Continuing dissatisfaction with existing treatment for skin problems led to further development, and, in the early 1980's, when wrinkle pharmacology based on the acceleration of exfoliation and desquamation of the skin emerged through the discovery that the acne drug Retin-A or tretinoin, removed fine lines. Since that time, a variety of exfoliation agents for reducing wrinkles have been utilized. Now, glycolic acid, salicylic acid, lactic acid, alpha hydroxy or fruit acids, as well as other exfoliants, are being incorporated in cosmetic creams in order to aid and accelerate natural cell-shedding of the skin.
Other substances have also been utilized in cosmetic compositions developed during the recent anti-wrinkle revolution. For example, ceramide creams, which are reported to repair and enhance the binding process of surface skin cells and to actively hydrate and reinforce the skin's barrier against environmental assault, have recently been formulated. Vitamin H and vitamin C are also being used in cosmetic compositions, and the manufacturers of such compositions claim that these vitamins are capable of fortifying skin cells and resisting the ill effects of the environment.
In recent years, liposomes have been used, ostensibly for transporting compounds within the inner cells of the skin, in a variety of creams, lotions, and gels manufactured by many companies.
Unfortunately, however, neither cosmetic surgical procedures nor cosmetic creams of the past have been capable of successfully preventing or correcting a lesion or crevice, particularly when it is deeply recessed in the epidermal and dermal tissue.
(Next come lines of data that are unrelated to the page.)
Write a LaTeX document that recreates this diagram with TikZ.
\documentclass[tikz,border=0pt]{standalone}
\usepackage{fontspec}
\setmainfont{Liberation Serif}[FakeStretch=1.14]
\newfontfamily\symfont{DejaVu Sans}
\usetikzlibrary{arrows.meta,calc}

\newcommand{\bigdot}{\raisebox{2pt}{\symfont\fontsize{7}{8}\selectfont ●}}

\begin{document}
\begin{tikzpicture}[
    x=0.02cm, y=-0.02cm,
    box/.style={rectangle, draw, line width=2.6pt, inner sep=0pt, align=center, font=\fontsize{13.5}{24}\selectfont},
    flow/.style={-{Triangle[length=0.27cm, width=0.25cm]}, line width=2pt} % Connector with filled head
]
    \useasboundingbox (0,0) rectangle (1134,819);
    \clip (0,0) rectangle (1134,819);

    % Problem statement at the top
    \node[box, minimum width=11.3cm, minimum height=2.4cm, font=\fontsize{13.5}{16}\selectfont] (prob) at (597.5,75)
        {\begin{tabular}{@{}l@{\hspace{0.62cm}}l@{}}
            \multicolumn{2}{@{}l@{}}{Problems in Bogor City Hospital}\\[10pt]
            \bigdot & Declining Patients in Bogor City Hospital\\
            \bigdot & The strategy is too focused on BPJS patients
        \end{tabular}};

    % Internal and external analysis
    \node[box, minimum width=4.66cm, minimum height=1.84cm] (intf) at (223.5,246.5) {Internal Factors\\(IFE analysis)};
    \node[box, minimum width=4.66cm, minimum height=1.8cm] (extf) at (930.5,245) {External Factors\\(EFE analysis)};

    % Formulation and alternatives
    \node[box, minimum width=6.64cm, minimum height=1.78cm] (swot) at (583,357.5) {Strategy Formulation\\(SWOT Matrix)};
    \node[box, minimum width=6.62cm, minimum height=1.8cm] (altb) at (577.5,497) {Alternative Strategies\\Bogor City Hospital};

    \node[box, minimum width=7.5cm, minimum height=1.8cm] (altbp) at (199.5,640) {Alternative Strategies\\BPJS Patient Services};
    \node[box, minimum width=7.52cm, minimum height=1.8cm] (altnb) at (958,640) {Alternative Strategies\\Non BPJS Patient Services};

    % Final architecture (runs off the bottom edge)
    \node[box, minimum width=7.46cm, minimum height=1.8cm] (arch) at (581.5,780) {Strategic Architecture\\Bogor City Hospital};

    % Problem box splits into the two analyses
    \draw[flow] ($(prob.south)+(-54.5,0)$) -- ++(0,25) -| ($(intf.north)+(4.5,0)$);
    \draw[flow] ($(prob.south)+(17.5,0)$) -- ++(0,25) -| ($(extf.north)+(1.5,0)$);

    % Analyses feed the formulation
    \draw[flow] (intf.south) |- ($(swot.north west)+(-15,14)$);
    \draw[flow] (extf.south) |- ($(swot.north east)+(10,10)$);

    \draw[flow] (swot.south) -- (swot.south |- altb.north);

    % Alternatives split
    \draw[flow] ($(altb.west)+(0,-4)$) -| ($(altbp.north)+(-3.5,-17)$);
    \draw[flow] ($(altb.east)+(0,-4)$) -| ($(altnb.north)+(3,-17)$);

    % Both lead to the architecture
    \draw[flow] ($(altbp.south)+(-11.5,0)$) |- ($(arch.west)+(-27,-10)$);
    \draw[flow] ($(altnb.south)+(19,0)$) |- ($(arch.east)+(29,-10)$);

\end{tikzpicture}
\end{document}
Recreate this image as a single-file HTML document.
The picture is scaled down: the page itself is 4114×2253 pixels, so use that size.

To the contrary, there has not thus far been a substance or mechanism for carrying and delivering the foregoing and other compositions deep into the skin, particularly to penetrate hair follicles, sebaceous glands, "ice pick" scars, and other deep crevices traversing the epidermis and dermis tissue and of the skin. There is a further need for a system whereby cosmetic or medicinal agents, especially those that are intrusive, such as escharotic agents, used to treat such and other skin imperfections, which enables localization of the agent so as to prevent undesired contact of the agent with surrounding normal skin surfaces. Therefore, it is apparent that the need for a delivery system addressing such and other problems persists.